This may sound contradictory to you, but the main highlights of “Beauty and the Beast”, another live action remake film from the Walt Disney Company, often feel like the weakest things in the movie. The movie is indeed enchanting and enjoyable thanks to its top-notch production quality and solid, entertaining performance, and my cranky heart was often charmed by its lovely moments, but my lucid mind kept reminding me of how many elements in the film I enjoyed were more memorable and fantastic in the 1991 animation feature film version.
Although I have never revisited the 1991 version since I watched it only once via a VHS copy in 1999 (Shame on me!), it is still vividly remembered in my mind even at this moment, and that says a lot about its undeniable visual/emotional power. Along with “The Little Mermaid” (1989), the 1991 version put the Walt Disney Company back to the top of its field, and it also got the honor of being the first animation feature film which received a Best Picture Oscar nomination (it lost to “The Silence of the Lambs” (1991), which, incidentally, can be regarded as another tale of beauty and the beast).
Compared to the 1991 version, the 2017 version is bound to look inevitably pale in comparison, because, well, nothing in live action film can surpass style and imagination of animation film. For example, I was certainly delighted by the grand gothic appearance of the castle of the Beast in the 2017 version, but then I remembered how the same castle in the 1991 version looked far more impressive on the screen. The Beast in the 2017 version surely looks hideous and menacing as require with a pair of horns on his furry head, but then he looks less scary and interesting when you compare him with his animation counterpart.
Nevertheless, the 2017 version diligently gives us exactly what we expect from it. After the prologue sequence showing how a cold-hearted prince was punished by an enchantress during one fateful night, the movie promptly moves forward to its first big musical sequence, and we are treated with the new rendition of that endearing Oscar-nominated song “Belle”, as watching our spirited heroine Belle going (and singing) around her village. While she may not sing as well as Paige O’Hara in the 1991 version, Emma Watson ably exudes that irrepressible pluck we saw from her performance in Harry Potter movies, and we come to root for her character more especially during a short but robust musical moment clearly influenced by “The Sound of Music” (1965).
Mostly occupied with reading books and yearning for something better for her life, Belle does not care much about marriage unlike other pretty girls in the village, but that means nothing to Gaston (Luke Evans), a virile dude with an ego as big and monstrous as Donald Trump’s. Looking pompous and despicable as required, Evans definitely has a fun time with his villain character, and he relishes his musical sequence later in the movie along with Josh Gad, who plays Gaston’s sidekick LeFou.
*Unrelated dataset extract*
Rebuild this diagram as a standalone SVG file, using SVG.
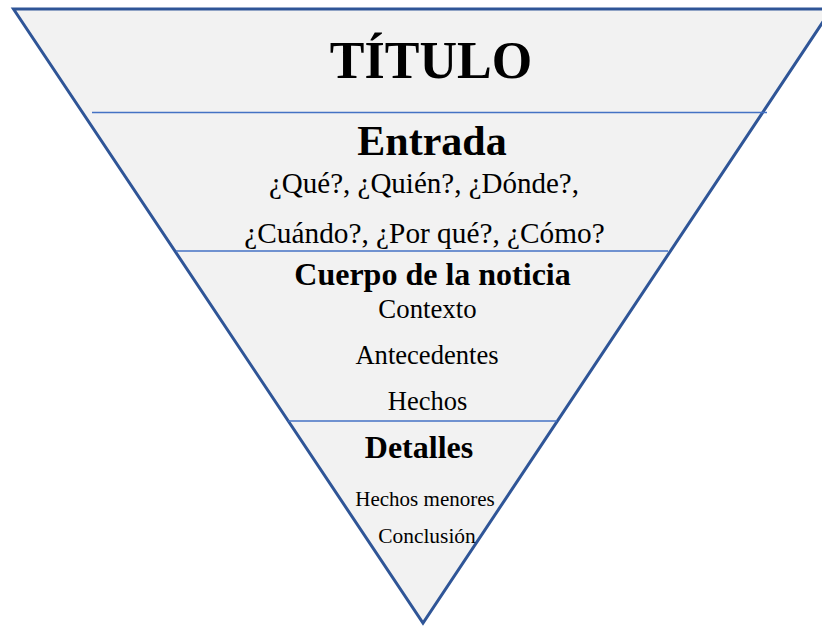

Meanwhile, Belle’s eccentric watchmaker father Maurice (Kevin Kline, who is seriously under-utilized despite his own brief musical scene) gets in a serious trouble when he is returning to the village during one night. Not long after getting lost in a nearby forest, he comes across a dark, mysterious castle, and then he soon finds himself incarcerated by the Beast (Dan Stevens), who is the cursed owner of the castle.
When she comes to learn of her father’s situation, Belle decides to become the Beast’s prisoner instead. Things look pretty dour for her at first mainly due to the Beast’s coarse attitude, but her warm presence comes to influence not only the castle but also its residents. The servants of the castle, who were transformed into various furnitures as their master was turned into a beast, are delighted to have a guest to be served, and that leads to another Oscar-nominated song “Be Our Guest”, which is joyously accompanied with the dazzling choreography a la Busby Berkeley and the exuberant singing voice of Ewan McGregor. While McGregor indubitably has a ball with his flamboyant character, the other colorful supporting performers in the film including Stanley Tucci, Gugu Mbatha-Raw, Audra McDonald, Ian McKellen, and Emma Thompson have each own moment to shine, and I particularly liked how McGregor and McKellen complement each other via their contrasting personalities like Jerry Orbach and David Ogden Stiers did in the 1991 version.
In case of the Beast, he begins to see some hope of redemption from Belle, and, yes, he comes to discover his better sides as being nicer to her than before. While his performance is mostly conveyed via CGI, Dan Stevens, who drew my attention for the first time through his creepy performance in “The Guest” (2014), is convincing in the on-screen interactions with Watson, and they click well together during the expected ballroom scene as Thompson sings Oscar-winning song “Beauty and the Beast” instead of Angela Lansbury in the 1991 version.
Under the smooth direction by the director Bill Condon, “Beauty and the Beast” keeps entertaining us although it is 45 minutes longer than the 1991 version. Most of new elements including the homosexuality of one substantial supporting character are rather unnecessary, but I enjoyed its visuals as well as performances, and the songs by Alan Menken and late Howard Ashman are appealing as before while understandably eclipsing the new songs made for the film by Menken and Tim Rice. The movie still feels redundant and overstuffed, but I was content to be its guest anyway, and you may enjoy it too.